Childhood obesity tied to bladder cancer risk
A high body mass index (BMI) early in life is associated with an increased risk of bladder cancer, a Danish study suggests.
Bladder cancer is relatively rare but has an extremely high recurrence rate (up to 70 percent), greatly impacting quality of life and treatment costs. [Nature 2017;551:S34-S35; CA Cancer J Clin 2019;69:363-385; J Med Econ 2019;22:662-670] Given the long latency period of bladder cancer, a potential association between body size and bladder cancer may likely be traced early in life. [Epidemiol Rev 1981;3:203-229]
“[Our findings] suggest that the higher levels of overweight and obesity in children today may contribute to an increased burden of bladder cancer in [the] future,” said lead author Dr Kathrine Sorensen from the Centre for Clinical Research and Prevention at the Bispebjerg and Frederiksberg Hospital in Denmark, in a press release.
At age 13, BMI z-score was positively associated with bladder cancer (hazard ratio, 1.10, 95 percent confidence interval, 1.02–1.18). [Ann Hum Biol 2020;47:166-172]
To put this into perspective, a BMI z-score shift from 0 to 1 (from 42.5 to 48.4 kg) equates to a hazard of 1.10. This implies that, for two 13-year-old boys of average height (154.5 cm), the risk of developing bladder cancer is 10-percent higher in the heavier one, explained senior author Dr Jennifer Baker, also from the Bispebjerg and Frederiksberg Hospital.

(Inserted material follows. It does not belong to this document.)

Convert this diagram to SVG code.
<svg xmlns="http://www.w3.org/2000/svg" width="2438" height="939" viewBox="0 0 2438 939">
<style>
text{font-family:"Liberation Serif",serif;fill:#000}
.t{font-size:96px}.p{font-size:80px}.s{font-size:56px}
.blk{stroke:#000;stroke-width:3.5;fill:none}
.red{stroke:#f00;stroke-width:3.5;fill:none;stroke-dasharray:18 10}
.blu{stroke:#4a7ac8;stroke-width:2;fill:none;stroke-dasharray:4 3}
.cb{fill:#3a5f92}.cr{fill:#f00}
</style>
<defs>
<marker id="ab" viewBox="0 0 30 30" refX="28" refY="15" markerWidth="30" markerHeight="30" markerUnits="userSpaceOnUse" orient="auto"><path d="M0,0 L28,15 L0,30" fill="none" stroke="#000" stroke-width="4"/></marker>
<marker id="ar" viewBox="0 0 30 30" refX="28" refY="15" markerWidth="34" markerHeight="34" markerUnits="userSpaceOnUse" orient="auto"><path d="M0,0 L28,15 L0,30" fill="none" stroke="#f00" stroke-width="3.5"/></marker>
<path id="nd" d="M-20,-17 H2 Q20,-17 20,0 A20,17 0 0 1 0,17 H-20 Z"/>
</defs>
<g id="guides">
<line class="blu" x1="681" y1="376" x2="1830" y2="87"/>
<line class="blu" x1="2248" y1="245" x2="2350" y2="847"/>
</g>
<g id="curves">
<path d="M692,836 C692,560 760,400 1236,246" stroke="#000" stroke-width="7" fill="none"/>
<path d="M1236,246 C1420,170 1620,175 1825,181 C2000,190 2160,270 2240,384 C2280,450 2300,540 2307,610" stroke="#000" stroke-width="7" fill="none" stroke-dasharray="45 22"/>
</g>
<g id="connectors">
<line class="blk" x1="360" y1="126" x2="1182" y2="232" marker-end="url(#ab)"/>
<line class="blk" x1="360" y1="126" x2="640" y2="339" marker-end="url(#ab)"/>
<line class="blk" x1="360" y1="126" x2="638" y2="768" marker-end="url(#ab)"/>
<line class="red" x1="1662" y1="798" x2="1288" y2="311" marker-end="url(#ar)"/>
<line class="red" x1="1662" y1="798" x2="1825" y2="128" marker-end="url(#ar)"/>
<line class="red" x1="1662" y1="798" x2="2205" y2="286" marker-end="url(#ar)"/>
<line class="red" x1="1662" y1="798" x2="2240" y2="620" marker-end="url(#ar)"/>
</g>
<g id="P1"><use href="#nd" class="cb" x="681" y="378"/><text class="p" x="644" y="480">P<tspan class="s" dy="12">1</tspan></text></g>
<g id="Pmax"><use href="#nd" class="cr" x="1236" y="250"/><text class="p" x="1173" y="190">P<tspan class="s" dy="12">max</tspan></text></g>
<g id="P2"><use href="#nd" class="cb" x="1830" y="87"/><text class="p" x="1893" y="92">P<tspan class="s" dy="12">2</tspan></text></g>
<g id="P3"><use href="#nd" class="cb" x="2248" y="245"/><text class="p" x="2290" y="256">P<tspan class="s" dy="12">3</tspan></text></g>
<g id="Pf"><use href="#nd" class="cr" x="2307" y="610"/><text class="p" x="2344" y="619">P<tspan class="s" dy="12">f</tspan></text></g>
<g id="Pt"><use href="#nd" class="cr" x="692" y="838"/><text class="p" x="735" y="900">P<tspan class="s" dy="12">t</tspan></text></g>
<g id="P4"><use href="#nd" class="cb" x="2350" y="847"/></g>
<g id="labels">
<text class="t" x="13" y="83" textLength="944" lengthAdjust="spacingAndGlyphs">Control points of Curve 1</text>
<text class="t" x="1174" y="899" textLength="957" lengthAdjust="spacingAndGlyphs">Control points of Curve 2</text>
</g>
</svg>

“Since adipose tissue accrual takes time, it is likely that a high BMI in childhood increases the cumulative exposure to adiposity which may, in turn, increase risks of bladder cancer,” said the researchers. Potential drivers of this association include higher levels of insulin, adipokines, and inflammation, as well as increased bioavailability of insulin-like growth factors. [Nat Rev Cancer 2015;15:484-498]
The findings are in keeping with previous evidence reflecting an association between urothelial cancer (mostly bladder) and overweight male adolescents. [Obesity 2012;20:2445-2450] Together with the current results, these support the theory that size early in life may have an impact on bladder cancer risk, noted the researchers.

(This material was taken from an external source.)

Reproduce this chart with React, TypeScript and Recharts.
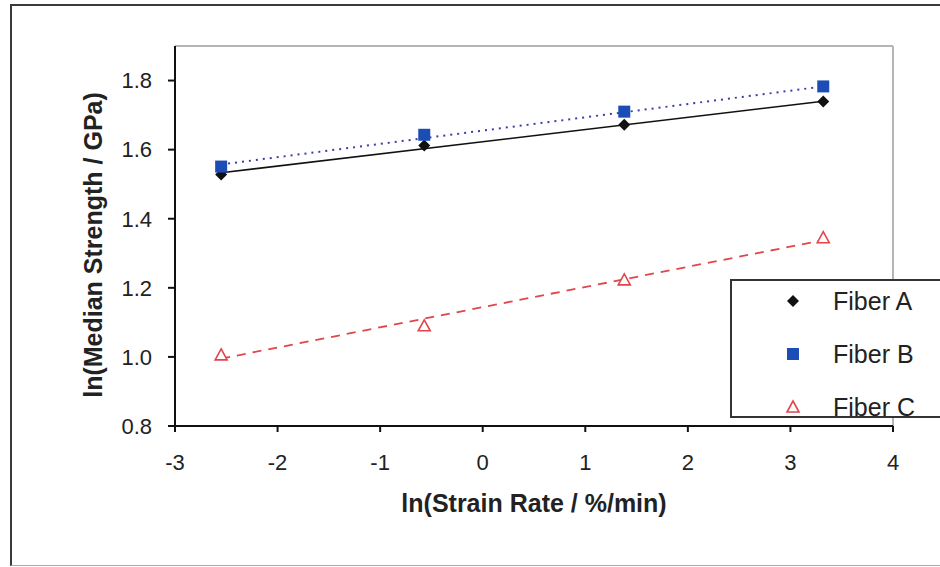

The study sample comprised 315,763 individuals (50 percent male) from the CSHRR*. At a median follow up of 35 years, 1,145 individuals (73 percent male) were diagnosed with bladder cancer.
Despite the large study sample and measurements of high validity used in the study, the lack of data on lifestyle factors (eg, smoking, occupation) and the European-dominant population may have limited the generalizability of the findings. The low fraction of bladder cancer cases among women may have also limited the power to detect the impact of gender, noted the researchers.
There is limited evidence regarding the potential link between adult adiposity and bladder cancer, hence the need for further research in this area. “[Although] the overall chance of developing the disease may be low … it comes with a significant personal and economic impact. Our study contributes to the understanding of how body size early in life may indicate a risk for bladder cancer,” said Sorensen.